Article 2 : L'OPAC de Tours et la ville de Tours sont condamnés solidairement à rembourser à la société EIFFAGE CONSTRUCTION la somme de 19 304,62 euros TTC (dix neuf mille trois cent quatre euros et soixante deux centimes) correspondant aux pénalités retenues à tort. De cette somme, 14 144,52 euros (quatorze mille cent quarante quatre euros et cinquante deux centimes) porteront intérêts moratoires à compter du 1er novembre 1995 et 5 160,09 euros (cinq mille cent soixante euros et neuf centimes) à compter du 1er septembre 1996, lesdits intérêts portant eux-mêmes intérêts à partir du 9 novembre 1999.

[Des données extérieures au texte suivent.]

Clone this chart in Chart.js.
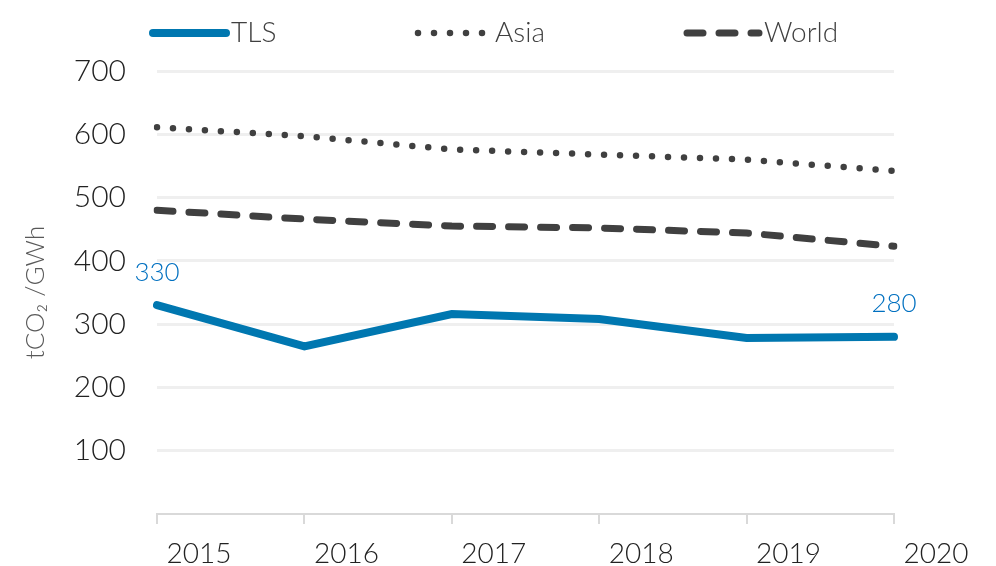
<!DOCTYPE html>
<html><head><meta charset="utf-8">
<script src="https://cdn.jsdelivr.net/npm/chart.js@4/dist/chart.umd.min.js"></script>
<style>html,body{margin:0;padding:0;background:#fff}</style>
</head><body>
<canvas id="c" width="996" height="566"></canvas>
<script>
const years = ['2015','2016','2017','2018','2019','2020'];
const tlsValues = [330, 265, 316, 308, 278, 280];
const asiaValues = [611, 597, 576, 568, 560, 542];
const worldValues = [480, 466, 455, 452, 444, 423];
const yTickValues = [100, 200, 300, 400, 500, 600, 700];
const seriesNames = ['TLS', 'Asia', 'World'];
const labelledPoints = [0, 5]; // indices of TLS points carrying a value label

const FONT = 'Lato, "Open Sans", sans-serif';

const legendPlugin = {
  id: 'customLegend',
  afterDraw(chart, args, opts) {
    const ctx = chart.ctx;
    ctx.save();
    chart.data.datasets.forEach((ds, i) => {
      const x = opts.xs[i], len = opts.lens[i], y = opts.y;
      ctx.beginPath();
      ctx.strokeStyle = ds.borderColor;
      ctx.lineWidth = ds.borderWidth;
      ctx.lineCap = ds.borderCapStyle || 'butt';
      ctx.setLineDash(ds.borderDash || []);
      ctx.moveTo(x, y);
      ctx.lineTo(x + len, y);
      ctx.stroke();
      ctx.setLineDash([]);
      ctx.fillStyle = '#404040';
      ctx.font = '300 28px ' + FONT;
      ctx.textAlign = 'left';
      ctx.textBaseline = 'middle';
      ctx.fillText(ds.label, x + len + 5, y);
    });
    ctx.restore();
  }
};

const valueLabelPlugin = {
  id: 'valueLabels',
  afterDatasetsDraw(chart) {
    const ctx = chart.ctx;
    const meta = chart.getDatasetMeta(0);
    const data = chart.data.datasets[0].data;
    ctx.save();
    ctx.fillStyle = '#0070c0';
    ctx.font = '300 26px ' + FONT;
    ctx.textAlign = 'center';
    ctx.textBaseline = 'middle';
    labelledPoints.forEach(i => {
      const p = meta.data[i];
      ctx.fillText(String(data[i]), p.x, p.y - 33);
    });
    ctx.restore();
  }
};

new Chart(document.getElementById('c'), {
  type: 'line',
  data: {
    labels: years,
    datasets: [
      { label: seriesNames[0], data: tlsValues, borderColor: '#0077b0', borderWidth: 8,
        borderCapStyle: 'round', pointRadius: 0, tension: 0, fill: false },
      { label: seriesNames[1], data: asiaValues, borderColor: '#404040', borderWidth: 6.5,
        borderCapStyle: 'round', borderDash: [0, 16], pointRadius: 0, tension: 0, fill: false },
      { label: seriesNames[2], data: worldValues, borderColor: '#404040', borderWidth: 7,
        borderCapStyle: 'round', borderDash: [16, 16], pointRadius: 0, tension: 0, fill: false }
    ]
  },
  options: {
    responsive: false,
    animation: false,
    devicePixelRatio: 1,
    layout: { padding: { top: 71, right: 102, left: 0, bottom: 0 } },
    plugins: {
      legend: { display: false },
      tooltip: { enabled: false },
      customLegend: { xs: [153, 418, 687], lens: [73, 72, 72], y: 33 }
    },
    scales: {
      x: {
        offset: false,
        grid: { drawOnChartArea: false, drawTicks: true, tickLength: 10, color: '#d9d9d9', lineWidth: 2 },
        border: { display: true, color: '#d9d9d9', width: 2 },
        ticks: { color: '#222', font: { family: FONT, size: 28, weight: '300' }, labelOffset: 42,
                 padding: 13, maxRotation: 0, autoSkip: false },
        afterFit(s) { s.height = 52; }
      },
      y: {
        min: 0, max: 700,
        grid: { color: ctx => ctx.tick.value === 0 ? 'rgba(0,0,0,0)' : '#efefef', lineWidth: 3, drawTicks: false },
        border: { display: false },
        ticks: { stepSize: 100, padding: 31, color: '#222',
                 font: { family: FONT, size: 30, weight: '300' },
                 callback: v => yTickValues.includes(v) ? String(v) : '' },
        title: { display: true, text: 'tCO₂ /GWh', color: '#595959',
                 font: { family: FONT, size: 26, weight: '300' }, padding: { top: 20, bottom: 0 } },
        afterFit(s) { s.width = 157; }
      }
    }
  },
  plugins: [legendPlugin, valueLabelPlugin]
});
</script>
</body></html>
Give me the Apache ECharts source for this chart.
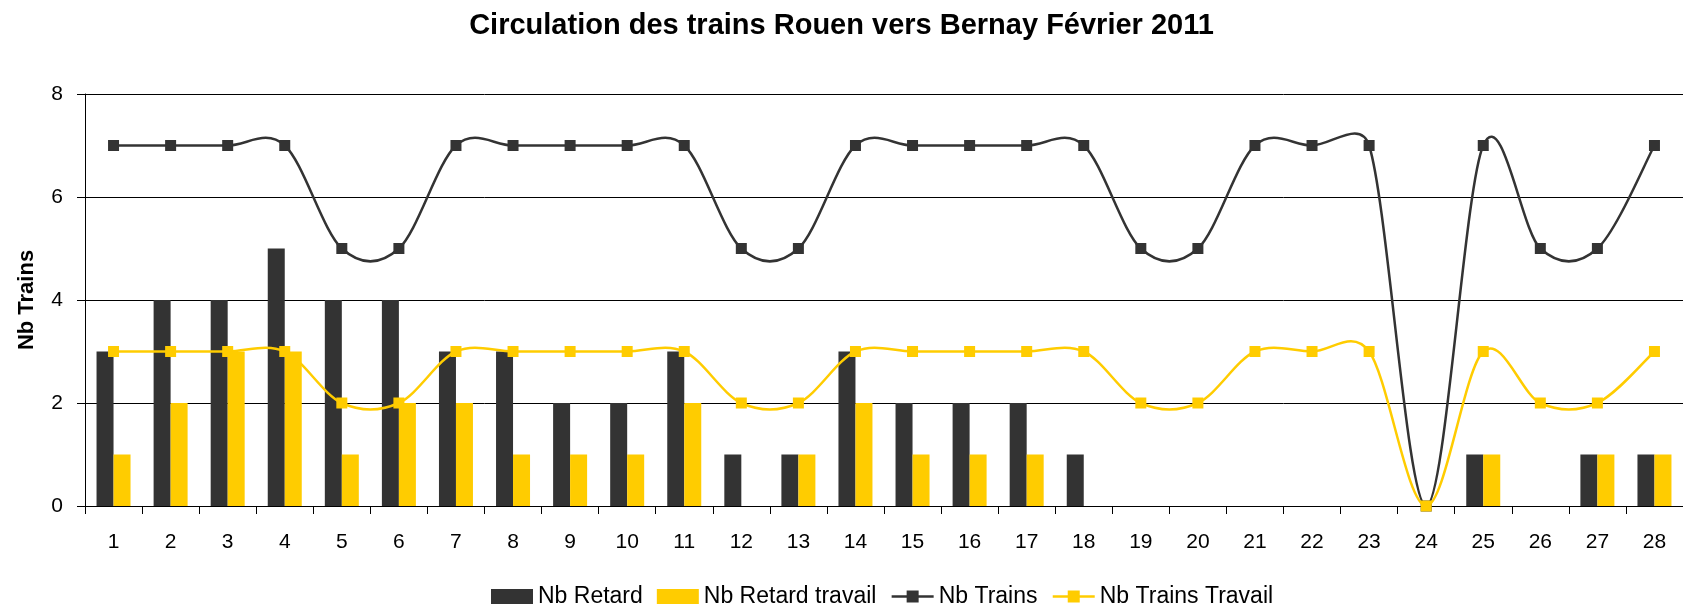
<!DOCTYPE html>
<html>
<head>
<meta charset="utf-8">
<script src="https://cdn.jsdelivr.net/npm/echarts@6/dist/echarts.min.js"></script>
<style>
html,body{margin:0;padding:0;background:#fff;}
#chart{width:1683px;height:607px;}
</style>
</head>
<body>
<div id="chart"></div>
<script>
var days = ['1','2','3','4','5','6','7','8','9','10','11','12','13','14','15','16','17','18','19','20','21','22','23','24','25','26','27','28'];
var nbRetard        = [3,4,4,5,4,4,3,3,2,2,3,1,1,3,2,2,2,1,0,0,0,0,0,0,1,0,1,1];
var nbRetardTravail = [1,2,3,3,1,2,2,1,1,1,2,0,1,2,1,1,1,0,0,0,0,0,0,0,1,0,1,1];
var nbTrains        = [7,7,7,7,5,5,7,7,7,7,7,5,5,7,7,7,7,7,5,5,7,7,7,0,7,5,5,7];
var nbTrainsTravail = [3,3,3,3,2,2,3,3,3,3,3,2,2,3,3,3,3,3,2,2,3,3,3,0,3,2,2,3];
var yTicks = [0,2,4,6,8];

var FONT = 'Liberation Sans, Arial, sans-serif';
var DARK = '#333333';
var YELLOW = '#FFCC00';

// Excel-like smoothed segment from point i to i+1, positioned by the chart's own scales
function clampVec(vx, vy, maxLen) {
  var len = Math.sqrt(vx * vx + vy * vy);
  if (len > maxLen && len > 0) {
    var s = maxLen / len;
    return [vx * s, vy * s];
  }
  return [vx, vy];
}
function smoothSegment(values, color) {
  return function (params, api) {
    var i = params.dataIndex;
    var n = values.length;
    if (i >= n - 1) return null;
    var p0 = api.coord([Math.max(i - 1, 0), values[Math.max(i - 1, 0)]]);
    var p1 = api.coord([i, values[i]]);
    var p2 = api.coord([i + 1, values[i + 1]]);
    var p3 = api.coord([Math.min(i + 2, n - 1), values[Math.min(i + 2, n - 1)]]);
    var segLen = Math.sqrt((p2[0] - p1[0]) * (p2[0] - p1[0]) + (p2[1] - p1[1]) * (p2[1] - p1[1]));
    var maxLen = segLen * 0.5;
    var a = clampVec((p2[0] - p0[0]) / 6, (p2[1] - p0[1]) / 6, maxLen);
    var b = clampVec((p3[0] - p1[0]) / 6, (p3[1] - p1[1]) / 6, maxLen);
    return {
      type: 'bezierCurve',
      shape: {
        x1: p1[0], y1: p1[1],
        cpx1: p1[0] + a[0], cpy1: p1[1] + a[1],
        cpx2: p2[0] - b[0], cpy2: p2[1] - b[1],
        x2: p2[0], y2: p2[1]
      },
      style: {stroke: color, lineWidth: 2.5, fill: null}
    };
  };
}

var legendIconStyle = function (color) {
  return {lineStyle: {color: color, width: 2.5, opacity: 1}};
};

var chart = echarts.init(document.getElementById('chart'));
chart.setOption({
  animation: false,
  backgroundColor: '#ffffff',
  title: {
    text: 'Circulation des trains Rouen vers Bernay Février 2011',
    left: 'center',
    top: 6,
    textStyle: {fontFamily: FONT, fontSize: 29, fontWeight: 'bold', color: '#000'}
  },
  legend: {
    left: 486,
    top: 580,
    itemGap: 14,
    itemWidth: 42,
    itemHeight: 15,
    textStyle: {fontFamily: FONT, fontSize: 23, color: '#000'},
    data: [
      {name: 'Nb Retard', icon: 'rect'},
      {name: 'Nb Retard travail', icon: 'rect'},
      Object.assign({name: 'Nb Trains'}, legendIconStyle(DARK)),
      Object.assign({name: 'Nb Trains Travail'}, legendIconStyle(YELLOW))
    ]
  },
  grid: {left: 85, right: 0, top: 94, bottom: 101, containLabel: false},
  xAxis: {
    type: 'category',
    data: days,
    boundaryGap: true,
    axisLine: {show: true, lineStyle: {color: '#000', width: 1}},
    axisTick: {show: true, length: 8, lineStyle: {color: '#000'}},
    axisLabel: {fontFamily: FONT, fontSize: 21, color: '#000', margin: 26, interval: 0}
  },
  yAxis: {
    type: 'value',
    min: yTicks[0],
    max: yTicks[yTicks.length - 1],
    interval: 2,
    name: 'Nb Trains',
    nameLocation: 'middle',
    nameGap: 47,
    nameTextStyle: {fontFamily: FONT, fontSize: 22, fontWeight: 'bold', color: '#000'},
    axisLine: {show: true, lineStyle: {color: '#000', width: 1}},
    axisTick: {show: true, length: 8, lineStyle: {color: '#000'}},
    axisLabel: {fontFamily: FONT, fontSize: 21, color: '#000', margin: 22},
    splitLine: {show: true, lineStyle: {color: '#000', width: 1}}
  },
  series: [
    {
      name: 'Nb Retard', type: 'bar', data: nbRetard,
      barWidth: 17, barGap: '0%',
      itemStyle: {color: DARK}
    },
    {
      name: 'Nb Retard travail', type: 'bar', data: nbRetardTravail,
      barWidth: 17, barGap: '0%',
      itemStyle: {color: YELLOW}
    },
    {
      name: 'Nb Trains courbe', type: 'custom', data: nbTrains,
      renderItem: smoothSegment(nbTrains, DARK), z: 3, silent: true
    },
    {
      name: 'Nb Trains', type: 'line', data: nbTrains,
      symbol: 'rect', symbolSize: 11, showAllSymbol: true, z: 4,
      lineStyle: {color: DARK, width: 2.5, opacity: 0},
      itemStyle: {color: DARK}
    },
    {
      name: 'Nb Trains Travail courbe', type: 'custom', data: nbTrainsTravail,
      renderItem: smoothSegment(nbTrainsTravail, YELLOW), z: 5, silent: true
    },
    {
      name: 'Nb Trains Travail', type: 'line', data: nbTrainsTravail,
      symbol: 'rect', symbolSize: 11, showAllSymbol: true, z: 6,
      lineStyle: {color: YELLOW, width: 2.5, opacity: 0},
      itemStyle: {color: YELLOW}
    }
  ]
});
</script>
</body>
</html>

Article 3 : Le surplus des conclusions de la requête de la société EIFFAGE CONSTRUCTION est rejeté.
Article 4 : Les conclusions d'appel en garantie de l'OPAC de Tours et de la société Socotec sont rejetées.
Article 5 : Les conclusions de l'OPAC de Tours, de la ville de Tours, de la SARL Baticoncept, de la société Socotec ainsi que de MM. X, Y et Z tendant à l'application des dispositions de l'article L. 761-1 du code de justice administrative sont rejetées.
Article 6 : Le présent arrêt sera notifié à la société EIFFAGE CONSTRUCTION, à l'Office public d'aménagement et de construction de Tours, à la ville de Tours, à la SARL Baticoncept, à la société Socotec, à M. Vincent X, à M. Jean Y et à M. Denis Z.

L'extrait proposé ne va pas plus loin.